Write out all the lines again, precisely as they stand, but without the images.

— begin DATA BLOCK —

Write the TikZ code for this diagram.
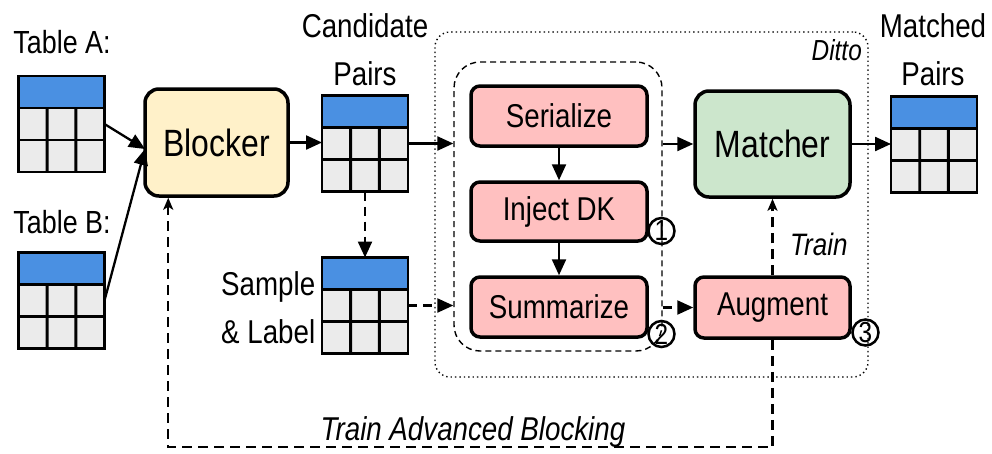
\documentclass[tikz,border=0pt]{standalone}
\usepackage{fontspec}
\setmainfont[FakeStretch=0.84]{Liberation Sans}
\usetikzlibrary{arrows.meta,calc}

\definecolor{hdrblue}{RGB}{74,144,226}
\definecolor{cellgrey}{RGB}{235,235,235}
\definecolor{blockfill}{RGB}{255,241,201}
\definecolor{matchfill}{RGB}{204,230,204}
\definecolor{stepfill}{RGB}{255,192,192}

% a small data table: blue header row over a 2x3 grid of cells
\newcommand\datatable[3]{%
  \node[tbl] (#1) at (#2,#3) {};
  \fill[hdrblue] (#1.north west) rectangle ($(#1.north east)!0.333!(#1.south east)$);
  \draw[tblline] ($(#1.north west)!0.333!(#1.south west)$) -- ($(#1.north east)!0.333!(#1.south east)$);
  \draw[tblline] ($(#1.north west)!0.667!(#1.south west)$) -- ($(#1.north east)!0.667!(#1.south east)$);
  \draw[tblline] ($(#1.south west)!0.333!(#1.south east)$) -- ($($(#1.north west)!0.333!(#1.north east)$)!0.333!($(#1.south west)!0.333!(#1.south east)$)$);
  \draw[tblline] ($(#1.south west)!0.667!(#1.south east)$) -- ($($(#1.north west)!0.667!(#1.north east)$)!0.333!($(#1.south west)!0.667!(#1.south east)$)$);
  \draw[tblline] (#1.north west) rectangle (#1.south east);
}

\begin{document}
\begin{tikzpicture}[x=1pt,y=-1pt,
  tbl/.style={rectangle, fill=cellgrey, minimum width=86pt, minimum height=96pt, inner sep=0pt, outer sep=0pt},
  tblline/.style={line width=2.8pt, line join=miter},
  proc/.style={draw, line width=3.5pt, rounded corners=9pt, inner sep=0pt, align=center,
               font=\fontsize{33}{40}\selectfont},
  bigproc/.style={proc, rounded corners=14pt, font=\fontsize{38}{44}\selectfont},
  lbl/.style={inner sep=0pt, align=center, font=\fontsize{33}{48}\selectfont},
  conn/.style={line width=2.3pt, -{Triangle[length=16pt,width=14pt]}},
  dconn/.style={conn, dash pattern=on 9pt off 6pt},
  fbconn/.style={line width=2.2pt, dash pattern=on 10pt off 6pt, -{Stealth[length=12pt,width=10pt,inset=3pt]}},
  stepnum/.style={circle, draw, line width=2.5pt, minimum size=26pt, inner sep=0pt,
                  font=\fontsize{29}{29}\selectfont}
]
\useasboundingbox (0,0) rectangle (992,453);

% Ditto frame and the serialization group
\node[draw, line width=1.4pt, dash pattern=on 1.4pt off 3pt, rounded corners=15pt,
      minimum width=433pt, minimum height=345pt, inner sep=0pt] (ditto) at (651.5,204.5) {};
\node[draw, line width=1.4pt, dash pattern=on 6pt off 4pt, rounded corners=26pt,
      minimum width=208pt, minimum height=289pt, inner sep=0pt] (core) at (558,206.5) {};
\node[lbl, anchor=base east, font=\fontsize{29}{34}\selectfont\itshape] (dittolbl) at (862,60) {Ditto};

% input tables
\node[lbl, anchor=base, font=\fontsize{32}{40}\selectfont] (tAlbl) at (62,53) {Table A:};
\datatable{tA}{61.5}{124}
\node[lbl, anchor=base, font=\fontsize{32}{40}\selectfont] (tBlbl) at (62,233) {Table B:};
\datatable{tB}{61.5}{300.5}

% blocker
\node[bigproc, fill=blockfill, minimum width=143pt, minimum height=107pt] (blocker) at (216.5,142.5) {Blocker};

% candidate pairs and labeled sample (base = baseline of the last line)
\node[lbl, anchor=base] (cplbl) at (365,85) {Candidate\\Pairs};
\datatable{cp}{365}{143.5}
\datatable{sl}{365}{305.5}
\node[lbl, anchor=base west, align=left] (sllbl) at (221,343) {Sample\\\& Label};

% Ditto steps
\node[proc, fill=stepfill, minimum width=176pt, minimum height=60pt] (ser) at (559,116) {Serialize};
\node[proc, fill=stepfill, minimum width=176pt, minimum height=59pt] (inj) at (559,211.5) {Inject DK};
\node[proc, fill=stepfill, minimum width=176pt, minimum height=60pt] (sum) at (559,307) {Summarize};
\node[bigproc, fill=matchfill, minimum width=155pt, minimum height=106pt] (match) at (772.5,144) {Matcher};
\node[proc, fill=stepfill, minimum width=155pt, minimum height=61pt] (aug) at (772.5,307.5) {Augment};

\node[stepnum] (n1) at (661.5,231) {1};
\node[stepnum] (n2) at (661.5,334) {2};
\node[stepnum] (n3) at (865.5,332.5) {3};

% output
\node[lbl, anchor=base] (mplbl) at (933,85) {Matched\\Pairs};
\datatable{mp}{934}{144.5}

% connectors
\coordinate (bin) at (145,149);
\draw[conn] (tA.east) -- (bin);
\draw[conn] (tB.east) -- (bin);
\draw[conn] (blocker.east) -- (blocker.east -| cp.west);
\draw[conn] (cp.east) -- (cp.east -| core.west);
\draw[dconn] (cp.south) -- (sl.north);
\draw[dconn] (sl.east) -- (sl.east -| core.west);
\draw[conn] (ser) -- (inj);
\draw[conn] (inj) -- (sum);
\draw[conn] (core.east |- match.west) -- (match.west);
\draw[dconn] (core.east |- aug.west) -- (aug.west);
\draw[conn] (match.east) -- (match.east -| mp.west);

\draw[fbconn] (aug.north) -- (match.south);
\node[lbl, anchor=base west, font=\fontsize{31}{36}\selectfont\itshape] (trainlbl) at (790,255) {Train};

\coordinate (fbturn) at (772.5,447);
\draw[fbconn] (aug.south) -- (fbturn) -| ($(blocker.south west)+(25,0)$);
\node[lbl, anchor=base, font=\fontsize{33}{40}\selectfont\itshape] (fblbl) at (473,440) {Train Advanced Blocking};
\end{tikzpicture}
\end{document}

— end DATA BLOCK —

* [ANSWER FOR THE TASK]:
Write the TikZ code for this diagram.
\documentclass[tikz,border=0pt]{standalone}
\usepackage{fontspec}
\setmainfont[FakeStretch=0.84]{Liberation Sans}
\usetikzlibrary{arrows.meta,calc}

\definecolor{hdrblue}{RGB}{74,144,226}
\definecolor{cellgrey}{RGB}{235,235,235}
\definecolor{blockfill}{RGB}{255,241,201}
\definecolor{matchfill}{RGB}{204,230,204}
\definecolor{stepfill}{RGB}{255,192,192}

% a small data table: blue header row over a 2x3 grid of cells
\newcommand\datatable[3]{%
  \node[tbl] (#1) at (#2,#3) {};
  \fill[hdrblue] (#1.north west) rectangle ($(#1.north east)!0.333!(#1.south east)$);
  \draw[tblline] ($(#1.north west)!0.333!(#1.south west)$) -- ($(#1.north east)!0.333!(#1.south east)$);
  \draw[tblline] ($(#1.north west)!0.667!(#1.south west)$) -- ($(#1.north east)!0.667!(#1.south east)$);
  \draw[tblline] ($(#1.south west)!0.333!(#1.south east)$) -- ($($(#1.north west)!0.333!(#1.north east)$)!0.333!($(#1.south west)!0.333!(#1.south east)$)$);
  \draw[tblline] ($(#1.south west)!0.667!(#1.south east)$) -- ($($(#1.north west)!0.667!(#1.north east)$)!0.333!($(#1.south west)!0.667!(#1.south east)$)$);
  \draw[tblline] (#1.north west) rectangle (#1.south east);
}

\begin{document}
\begin{tikzpicture}[x=1pt,y=-1pt,
  tbl/.style={rectangle, fill=cellgrey, minimum width=86pt, minimum height=96pt, inner sep=0pt, outer sep=0pt},
  tblline/.style={line width=2.8pt, line join=miter},
  proc/.style={draw, line width=3.5pt, rounded corners=9pt, inner sep=0pt, align=center,
               font=\fontsize{33}{40}\selectfont},
  bigproc/.style={proc, rounded corners=14pt, font=\fontsize{38}{44}\selectfont},
  lbl/.style={inner sep=0pt, align=center, font=\fontsize{33}{48}\selectfont},
  conn/.style={line width=2.3pt, -{Triangle[length=16pt,width=14pt]}},
  dconn/.style={conn, dash pattern=on 9pt off 6pt},
  fbconn/.style={line width=2.2pt, dash pattern=on 10pt off 6pt, -{Stealth[length=12pt,width=10pt,inset=3pt]}},
  stepnum/.style={circle, draw, line width=2.5pt, minimum size=26pt, inner sep=0pt,
                  font=\fontsize{29}{29}\selectfont}
]
\useasboundingbox (0,0) rectangle (992,453);

% Ditto frame and the serialization group
\node[draw, line width=1.4pt, dash pattern=on 1.4pt off 3pt, rounded corners=15pt,
      minimum width=433pt, minimum height=345pt, inner sep=0pt] (ditto) at (651.5,204.5) {};
\node[draw, line width=1.4pt, dash pattern=on 6pt off 4pt, rounded corners=26pt,
      minimum width=208pt, minimum height=289pt, inner sep=0pt] (core) at (558,206.5) {};
\node[lbl, anchor=base east, font=\fontsize{29}{34}\selectfont\itshape] (dittolbl) at (862,60) {Ditto};

% input tables
\node[lbl, anchor=base, font=\fontsize{32}{40}\selectfont] (tAlbl) at (62,53) {Table A:};
\datatable{tA}{61.5}{124}
\node[lbl, anchor=base, font=\fontsize{32}{40}\selectfont] (tBlbl) at (62,233) {Table B:};
\datatable{tB}{61.5}{300.5}

% blocker
\node[bigproc, fill=blockfill, minimum width=143pt, minimum height=107pt] (blocker) at (216.5,142.5) {Blocker};

% candidate pairs and labeled sample (base = baseline of the last line)
\node[lbl, anchor=base] (cplbl) at (365,85) {Candidate\\Pairs};
\datatable{cp}{365}{143.5}
\datatable{sl}{365}{305.5}
\node[lbl, anchor=base west, align=left] (sllbl) at (221,343) {Sample\\\& Label};

% Ditto steps
\node[proc, fill=stepfill, minimum width=176pt, minimum height=60pt] (ser) at (559,116) {Serialize};
\node[proc, fill=stepfill, minimum width=176pt, minimum height=59pt] (inj) at (559,211.5) {Inject DK};
\node[proc, fill=stepfill, minimum width=176pt, minimum height=60pt] (sum) at (559,307) {Summarize};
\node[bigproc, fill=matchfill, minimum width=155pt, minimum height=106pt] (match) at (772.5,144) {Matcher};
\node[proc, fill=stepfill, minimum width=155pt, minimum height=61pt] (aug) at (772.5,307.5) {Augment};

\node[stepnum] (n1) at (661.5,231) {1};
\node[stepnum] (n2) at (661.5,334) {2};
\node[stepnum] (n3) at (865.5,332.5) {3};

% output
\node[lbl, anchor=base] (mplbl) at (933,85) {Matched\\Pairs};
\datatable{mp}{934}{144.5}

% connectors
\coordinate (bin) at (145,149);
\draw[conn] (tA.east) -- (bin);
\draw[conn] (tB.east) -- (bin);
\draw[conn] (blocker.east) -- (blocker.east -| cp.west);
\draw[conn] (cp.east) -- (cp.east -| core.west);
\draw[dconn] (cp.south) -- (sl.north);
\draw[dconn] (sl.east) -- (sl.east -| core.west);
\draw[conn] (ser) -- (inj);
\draw[conn] (inj) -- (sum);
\draw[conn] (core.east |- match.west) -- (match.west);
\draw[dconn] (core.east |- aug.west) -- (aug.west);
\draw[conn] (match.east) -- (match.east -| mp.west);

\draw[fbconn] (aug.north) -- (match.south);
\node[lbl, anchor=base west, font=\fontsize{31}{36}\selectfont\itshape] (trainlbl) at (790,255) {Train};

\coordinate (fbturn) at (772.5,447);
\draw[fbconn] (aug.south) -- (fbturn) -| ($(blocker.south west)+(25,0)$);
\node[lbl, anchor=base, font=\fontsize{33}{40}\selectfont\itshape] (fblbl) at (473,440) {Train Advanced Blocking};
\end{tikzpicture}
\end{document}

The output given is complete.